COMES THE MILLENNIUM

A Look at the Burgeoning Hysteria, Religious Mania, and Anti-Intellectualism as the Millennium Approaches

by Jack Blake

Pub Date: Sept. 1st, 1996
ISBN: 0-312-14571-3
Publisher: Dunne/St. Martin's

Further proof, if any is needed, that there is almost nothing new left to say about the culture wars. But the pseudonymous Blake certainly makes a game attempt. Using the upcoming millennium as his admittedly flimsy excuse, Blake revisits all the exhausted controversies from flag-burning in school to multiculturalism to naughty government-sponsored art. But his attempt to arrive at ``rational'' positions on these issues— and many others that he seems to feel driven to pontificate about- -unintentionally demonstrates the limits of reason. Most of us can agree with his broadly enunciated belief that ``I cannot have any freedoms without defending the rights of others to have theirs; I cannot have my relatively dignified life on Earth without working to ensure that others have theirs.'' Unfortunately, it is in the all-important details that consensus inevitably breaks down. On what side of human dignity should we locate abortion or capital punishment or even naughty government-sponsored art? This is where we start to leave the realm of reason and descend to the murky depths of opinion and even irrationality. Still, there's probably nothing to oppose in Blake's other nostrums to help us ``survive past midnight, December 31, 1999.'' Yes, we should read more, visit art galleries more, teach our children well, and spend less time on social small talk and more time discussing the big issues.
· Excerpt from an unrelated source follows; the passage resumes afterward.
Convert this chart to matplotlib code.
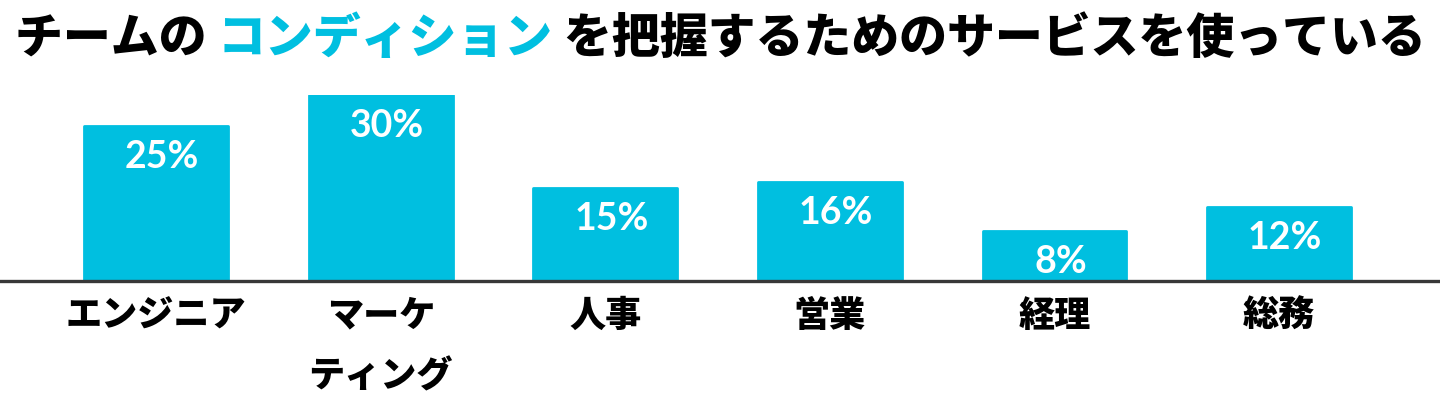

To help us save the world and ourselves, Blake provides an eccentric two- page reading list, including such luminaries as the Durants, Norman Mailer, and Ralph Nader. But don't look here for Plato, Aristotle, Kant, Hegel, or any of our culture's other seminal minds. (For the place of these thinkers in the culture wars, see David Denby's Great Books, p. 944.) Like a sugar pill, this book is reasonably harmless, but there are many more effective remedies available for our cultural aches and pains.